§ STORED DATA
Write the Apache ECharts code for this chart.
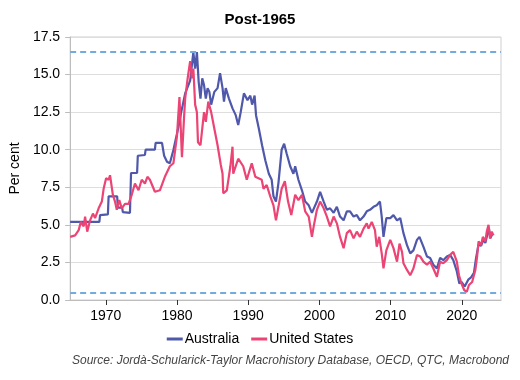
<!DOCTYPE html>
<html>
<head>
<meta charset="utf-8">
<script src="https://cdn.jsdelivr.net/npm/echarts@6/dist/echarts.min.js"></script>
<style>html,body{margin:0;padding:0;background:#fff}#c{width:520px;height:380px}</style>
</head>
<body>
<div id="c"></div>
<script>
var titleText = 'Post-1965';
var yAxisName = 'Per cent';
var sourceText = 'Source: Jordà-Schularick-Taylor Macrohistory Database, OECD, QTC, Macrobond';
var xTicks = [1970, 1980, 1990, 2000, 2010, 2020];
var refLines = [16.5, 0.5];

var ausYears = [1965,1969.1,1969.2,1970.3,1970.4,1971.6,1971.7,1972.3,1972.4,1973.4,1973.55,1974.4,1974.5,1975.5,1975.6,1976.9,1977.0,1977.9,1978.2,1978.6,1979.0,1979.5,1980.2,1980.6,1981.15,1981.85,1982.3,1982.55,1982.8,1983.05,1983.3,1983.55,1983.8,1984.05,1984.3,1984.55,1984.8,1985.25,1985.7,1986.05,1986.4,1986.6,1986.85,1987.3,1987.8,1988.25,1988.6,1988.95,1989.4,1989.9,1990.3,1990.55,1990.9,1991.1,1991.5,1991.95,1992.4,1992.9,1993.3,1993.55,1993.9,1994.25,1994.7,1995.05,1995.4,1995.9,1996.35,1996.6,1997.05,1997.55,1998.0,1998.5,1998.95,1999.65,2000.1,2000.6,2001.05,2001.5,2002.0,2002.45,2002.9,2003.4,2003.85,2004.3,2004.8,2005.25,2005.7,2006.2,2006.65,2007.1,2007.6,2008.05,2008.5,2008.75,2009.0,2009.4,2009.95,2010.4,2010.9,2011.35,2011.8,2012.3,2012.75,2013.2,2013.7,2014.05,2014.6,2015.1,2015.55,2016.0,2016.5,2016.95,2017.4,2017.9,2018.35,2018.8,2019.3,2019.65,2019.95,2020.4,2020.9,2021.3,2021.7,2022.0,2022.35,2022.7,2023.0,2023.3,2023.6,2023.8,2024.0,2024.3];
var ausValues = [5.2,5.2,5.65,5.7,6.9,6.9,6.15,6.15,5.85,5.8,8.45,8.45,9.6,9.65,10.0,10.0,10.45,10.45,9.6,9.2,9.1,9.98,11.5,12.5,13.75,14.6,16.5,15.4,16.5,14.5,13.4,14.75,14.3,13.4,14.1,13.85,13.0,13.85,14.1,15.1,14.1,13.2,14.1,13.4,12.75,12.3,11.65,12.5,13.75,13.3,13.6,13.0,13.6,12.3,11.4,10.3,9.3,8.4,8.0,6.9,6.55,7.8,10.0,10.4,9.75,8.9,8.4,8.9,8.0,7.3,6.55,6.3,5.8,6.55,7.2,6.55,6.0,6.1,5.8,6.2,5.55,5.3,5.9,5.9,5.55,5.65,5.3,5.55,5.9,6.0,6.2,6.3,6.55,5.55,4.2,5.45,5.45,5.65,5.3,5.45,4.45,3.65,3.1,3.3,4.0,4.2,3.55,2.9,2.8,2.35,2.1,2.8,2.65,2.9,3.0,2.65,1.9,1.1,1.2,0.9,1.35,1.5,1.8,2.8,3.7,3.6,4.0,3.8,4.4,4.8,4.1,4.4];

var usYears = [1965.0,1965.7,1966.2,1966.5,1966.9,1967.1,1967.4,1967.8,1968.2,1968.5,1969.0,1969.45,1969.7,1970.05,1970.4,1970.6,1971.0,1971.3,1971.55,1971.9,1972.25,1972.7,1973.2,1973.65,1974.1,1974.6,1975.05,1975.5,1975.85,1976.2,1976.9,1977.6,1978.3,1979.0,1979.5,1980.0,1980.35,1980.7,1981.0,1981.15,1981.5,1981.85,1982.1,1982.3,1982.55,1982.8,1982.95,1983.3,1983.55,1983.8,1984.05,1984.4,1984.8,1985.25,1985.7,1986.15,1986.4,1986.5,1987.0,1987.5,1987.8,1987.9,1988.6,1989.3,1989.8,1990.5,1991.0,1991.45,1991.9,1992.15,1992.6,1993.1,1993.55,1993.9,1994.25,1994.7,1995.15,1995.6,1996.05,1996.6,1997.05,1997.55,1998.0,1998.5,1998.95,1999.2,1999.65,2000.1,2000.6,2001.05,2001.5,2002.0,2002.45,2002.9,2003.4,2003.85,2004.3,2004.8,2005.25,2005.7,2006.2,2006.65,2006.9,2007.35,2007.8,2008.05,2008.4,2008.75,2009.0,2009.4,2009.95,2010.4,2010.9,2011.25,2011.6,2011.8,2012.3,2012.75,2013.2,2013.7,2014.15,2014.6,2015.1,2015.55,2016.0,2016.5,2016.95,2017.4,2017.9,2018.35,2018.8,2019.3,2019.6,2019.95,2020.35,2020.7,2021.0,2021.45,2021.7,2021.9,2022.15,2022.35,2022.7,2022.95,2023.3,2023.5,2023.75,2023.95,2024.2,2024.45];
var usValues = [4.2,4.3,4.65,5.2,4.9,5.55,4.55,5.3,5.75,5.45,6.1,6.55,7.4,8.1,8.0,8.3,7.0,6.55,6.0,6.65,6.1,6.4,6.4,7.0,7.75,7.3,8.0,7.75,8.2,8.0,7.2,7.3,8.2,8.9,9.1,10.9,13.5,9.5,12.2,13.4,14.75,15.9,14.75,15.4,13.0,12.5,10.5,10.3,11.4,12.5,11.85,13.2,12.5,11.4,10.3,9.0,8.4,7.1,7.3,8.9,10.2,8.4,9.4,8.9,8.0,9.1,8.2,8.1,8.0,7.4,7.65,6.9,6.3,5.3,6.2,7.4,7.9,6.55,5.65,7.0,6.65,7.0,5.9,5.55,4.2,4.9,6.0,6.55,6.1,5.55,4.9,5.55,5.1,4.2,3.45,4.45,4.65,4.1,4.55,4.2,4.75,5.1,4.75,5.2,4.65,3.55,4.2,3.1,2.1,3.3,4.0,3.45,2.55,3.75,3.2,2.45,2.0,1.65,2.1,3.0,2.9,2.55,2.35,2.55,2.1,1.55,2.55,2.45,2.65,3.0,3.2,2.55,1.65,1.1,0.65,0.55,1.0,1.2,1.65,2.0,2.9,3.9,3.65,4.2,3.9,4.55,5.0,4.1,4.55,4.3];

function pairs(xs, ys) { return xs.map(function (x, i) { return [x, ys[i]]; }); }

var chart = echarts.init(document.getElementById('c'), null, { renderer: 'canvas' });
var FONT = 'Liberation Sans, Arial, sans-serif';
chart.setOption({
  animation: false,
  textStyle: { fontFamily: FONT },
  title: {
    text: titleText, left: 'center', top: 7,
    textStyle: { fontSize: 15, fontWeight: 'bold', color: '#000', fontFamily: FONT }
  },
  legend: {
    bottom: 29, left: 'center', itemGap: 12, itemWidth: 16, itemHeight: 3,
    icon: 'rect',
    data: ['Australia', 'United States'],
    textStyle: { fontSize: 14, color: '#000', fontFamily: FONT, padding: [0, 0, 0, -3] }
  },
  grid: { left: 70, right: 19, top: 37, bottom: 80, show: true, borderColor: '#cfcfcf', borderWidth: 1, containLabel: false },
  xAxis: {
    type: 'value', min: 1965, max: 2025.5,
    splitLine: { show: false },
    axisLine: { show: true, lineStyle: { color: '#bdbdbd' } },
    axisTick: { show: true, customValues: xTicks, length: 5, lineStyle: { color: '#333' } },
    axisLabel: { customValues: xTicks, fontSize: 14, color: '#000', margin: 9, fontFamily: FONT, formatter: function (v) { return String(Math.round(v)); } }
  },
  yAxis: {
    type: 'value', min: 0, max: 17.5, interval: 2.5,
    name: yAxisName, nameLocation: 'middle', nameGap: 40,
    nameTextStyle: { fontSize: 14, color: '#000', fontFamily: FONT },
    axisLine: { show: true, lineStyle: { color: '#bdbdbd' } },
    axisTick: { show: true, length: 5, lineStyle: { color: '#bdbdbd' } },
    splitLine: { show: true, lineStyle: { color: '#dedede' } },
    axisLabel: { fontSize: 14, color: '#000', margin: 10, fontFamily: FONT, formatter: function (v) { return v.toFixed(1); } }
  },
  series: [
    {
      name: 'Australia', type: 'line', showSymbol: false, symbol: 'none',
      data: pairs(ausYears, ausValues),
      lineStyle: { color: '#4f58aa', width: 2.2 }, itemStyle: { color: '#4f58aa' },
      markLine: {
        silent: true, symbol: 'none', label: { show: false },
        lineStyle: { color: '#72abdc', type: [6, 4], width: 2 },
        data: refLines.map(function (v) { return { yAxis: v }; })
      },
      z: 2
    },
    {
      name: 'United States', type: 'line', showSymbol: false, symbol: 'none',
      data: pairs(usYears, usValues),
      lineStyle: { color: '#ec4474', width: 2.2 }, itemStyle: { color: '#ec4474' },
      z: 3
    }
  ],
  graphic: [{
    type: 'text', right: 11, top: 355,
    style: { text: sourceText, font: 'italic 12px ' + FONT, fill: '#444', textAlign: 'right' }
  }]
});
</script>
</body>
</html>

§ STATED TASK
Restate the data word for word from its first line through the line with "var refLines = [16.5, 0.5];", leaving out any picture along the way.

§ FULL RESPONSE
Write the Apache ECharts code for this chart.
<!DOCTYPE html>
<html>
<head>
<meta charset="utf-8">
<script src="https://cdn.jsdelivr.net/npm/echarts@6/dist/echarts.min.js"></script>
<style>html,body{margin:0;padding:0;background:#fff}#c{width:520px;height:380px}</style>
</head>
<body>
<div id="c"></div>
<script>
var titleText = 'Post-1965';
var yAxisName = 'Per cent';
var sourceText = 'Source: Jordà-Schularick-Taylor Macrohistory Database, OECD, QTC, Macrobond';
var xTicks = [1970, 1980, 1990, 2000, 2010, 2020];
var refLines = [16.5, 0.5];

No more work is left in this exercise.